## WRITTEN PROBLEM
Repeat every line of the data exactly, but not the pictures.
## BEGIN
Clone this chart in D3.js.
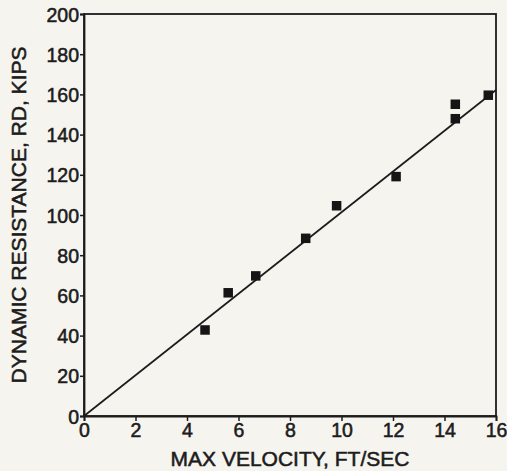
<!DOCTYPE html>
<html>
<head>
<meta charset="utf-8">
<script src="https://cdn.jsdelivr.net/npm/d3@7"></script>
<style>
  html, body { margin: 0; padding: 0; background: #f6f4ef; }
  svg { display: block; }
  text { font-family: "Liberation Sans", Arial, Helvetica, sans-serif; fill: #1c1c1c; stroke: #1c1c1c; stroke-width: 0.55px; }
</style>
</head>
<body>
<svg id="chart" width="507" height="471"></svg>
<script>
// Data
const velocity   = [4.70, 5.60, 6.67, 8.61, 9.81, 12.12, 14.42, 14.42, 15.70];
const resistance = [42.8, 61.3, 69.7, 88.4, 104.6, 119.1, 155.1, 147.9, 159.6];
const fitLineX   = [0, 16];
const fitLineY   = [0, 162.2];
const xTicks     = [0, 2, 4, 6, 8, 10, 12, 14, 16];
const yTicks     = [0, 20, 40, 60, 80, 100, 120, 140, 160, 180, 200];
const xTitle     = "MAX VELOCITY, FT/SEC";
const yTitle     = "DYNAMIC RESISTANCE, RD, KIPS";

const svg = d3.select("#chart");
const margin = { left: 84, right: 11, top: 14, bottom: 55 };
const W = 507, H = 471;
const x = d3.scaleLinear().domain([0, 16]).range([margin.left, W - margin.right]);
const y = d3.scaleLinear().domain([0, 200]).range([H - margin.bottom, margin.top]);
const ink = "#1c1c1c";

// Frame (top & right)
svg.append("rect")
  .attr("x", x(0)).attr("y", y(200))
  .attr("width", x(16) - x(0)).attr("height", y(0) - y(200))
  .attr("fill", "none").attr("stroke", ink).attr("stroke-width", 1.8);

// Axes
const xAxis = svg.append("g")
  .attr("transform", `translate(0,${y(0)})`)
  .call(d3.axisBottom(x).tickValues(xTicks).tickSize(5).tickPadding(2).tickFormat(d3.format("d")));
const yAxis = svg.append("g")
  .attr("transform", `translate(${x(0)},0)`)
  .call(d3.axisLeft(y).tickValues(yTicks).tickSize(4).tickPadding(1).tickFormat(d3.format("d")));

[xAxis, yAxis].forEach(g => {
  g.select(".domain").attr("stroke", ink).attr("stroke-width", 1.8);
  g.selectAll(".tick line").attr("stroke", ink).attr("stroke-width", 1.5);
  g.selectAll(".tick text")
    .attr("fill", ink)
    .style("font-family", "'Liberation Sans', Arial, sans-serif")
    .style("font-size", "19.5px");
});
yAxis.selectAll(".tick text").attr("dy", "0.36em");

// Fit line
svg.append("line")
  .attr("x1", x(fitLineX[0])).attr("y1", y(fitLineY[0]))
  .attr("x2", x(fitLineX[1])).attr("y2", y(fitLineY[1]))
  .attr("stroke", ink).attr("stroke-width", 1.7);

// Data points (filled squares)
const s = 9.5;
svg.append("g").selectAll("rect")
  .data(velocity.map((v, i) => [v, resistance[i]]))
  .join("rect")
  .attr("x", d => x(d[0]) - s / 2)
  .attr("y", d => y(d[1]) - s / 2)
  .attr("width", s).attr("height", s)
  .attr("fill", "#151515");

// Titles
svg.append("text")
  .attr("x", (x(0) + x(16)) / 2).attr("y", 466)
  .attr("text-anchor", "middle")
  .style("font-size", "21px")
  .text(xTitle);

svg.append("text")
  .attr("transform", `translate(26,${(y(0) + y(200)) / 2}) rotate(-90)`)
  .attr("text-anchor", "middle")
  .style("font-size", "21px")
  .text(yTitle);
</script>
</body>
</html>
## END
## FULL OUTPUT
Clone this chart in D3.js.
<!DOCTYPE html>
<html>
<head>
<meta charset="utf-8">
<script src="https://cdn.jsdelivr.net/npm/d3@7"></script>
<style>
  html, body { margin: 0; padding: 0; background: #f6f4ef; }
  svg { display: block; }
  text { font-family: "Liberation Sans", Arial, Helvetica, sans-serif; fill: #1c1c1c; stroke: #1c1c1c; stroke-width: 0.55px; }
</style>
</head>
<body>
<svg id="chart" width="507" height="471"></svg>
<script>
// Data
const velocity   = [4.70, 5.60, 6.67, 8.61, 9.81, 12.12, 14.42, 14.42, 15.70];
const resistance = [42.8, 61.3, 69.7, 88.4, 104.6, 119.1, 155.1, 147.9, 159.6];
const fitLineX   = [0, 16];
const fitLineY   = [0, 162.2];
const xTicks     = [0, 2, 4, 6, 8, 10, 12, 14, 16];
const yTicks     = [0, 20, 40, 60, 80, 100, 120, 140, 160, 180, 200];
const xTitle     = "MAX VELOCITY, FT/SEC";
const yTitle     = "DYNAMIC RESISTANCE, RD, KIPS";

const svg = d3.select("#chart");
const margin = { left: 84, right: 11, top: 14, bottom: 55 };
const W = 507, H = 471;
const x = d3.scaleLinear().domain([0, 16]).range([margin.left, W - margin.right]);
const y = d3.scaleLinear().domain([0, 200]).range([H - margin.bottom, margin.top]);
const ink = "#1c1c1c";

// Frame (top & right)
svg.append("rect")
  .attr("x", x(0)).attr("y", y(200))
  .attr("width", x(16) - x(0)).attr("height", y(0) - y(200))
  .attr("fill", "none").attr("stroke", ink).attr("stroke-width", 1.8);

// Axes
const xAxis = svg.append("g")
  .attr("transform", `translate(0,${y(0)})`)
  .call(d3.axisBottom(x).tickValues(xTicks).tickSize(5).tickPadding(2).tickFormat(d3.format("d")));
const yAxis = svg.append("g")
  .attr("transform", `translate(${x(0)},0)`)
  .call(d3.axisLeft(y).tickValues(yTicks).tickSize(4).tickPadding(1).tickFormat(d3.format("d")));

[xAxis, yAxis].forEach(g => {
  g.select(".domain").attr("stroke", ink).attr("stroke-width", 1.8);
  g.selectAll(".tick line").attr("stroke", ink).attr("stroke-width", 1.5);
  g.selectAll(".tick text")
    .attr("fill", ink)
    .style("font-family", "'Liberation Sans', Arial, sans-serif")
    .style("font-size", "19.5px");
});
yAxis.selectAll(".tick text").attr("dy", "0.36em");

// Fit line
svg.append("line")
  .attr("x1", x(fitLineX[0])).attr("y1", y(fitLineY[0]))
  .attr("x2", x(fitLineX[1])).attr("y2", y(fitLineY[1]))
  .attr("stroke", ink).attr("stroke-width", 1.7);

// Data points (filled squares)
const s = 9.5;
svg.append("g").selectAll("rect")
  .data(velocity.map((v, i) => [v, resistance[i]]))
  .join("rect")
  .attr("x", d => x(d[0]) - s / 2)
  .attr("y", d => y(d[1]) - s / 2)
  .attr("width", s).attr("height", s)
  .attr("fill", "#151515");

// Titles
svg.append("text")
  .attr("x", (x(0) + x(16)) / 2).attr("y", 466)
  .attr("text-anchor", "middle")
  .style("font-size", "21px")
  .text(xTitle);

svg.append("text")
  .attr("transform", `translate(26,${(y(0) + y(200)) / 2}) rotate(-90)`)
  .attr("text-anchor", "middle")
  .style("font-size", "21px")
  .text(yTitle);
</script>
</body>
</html>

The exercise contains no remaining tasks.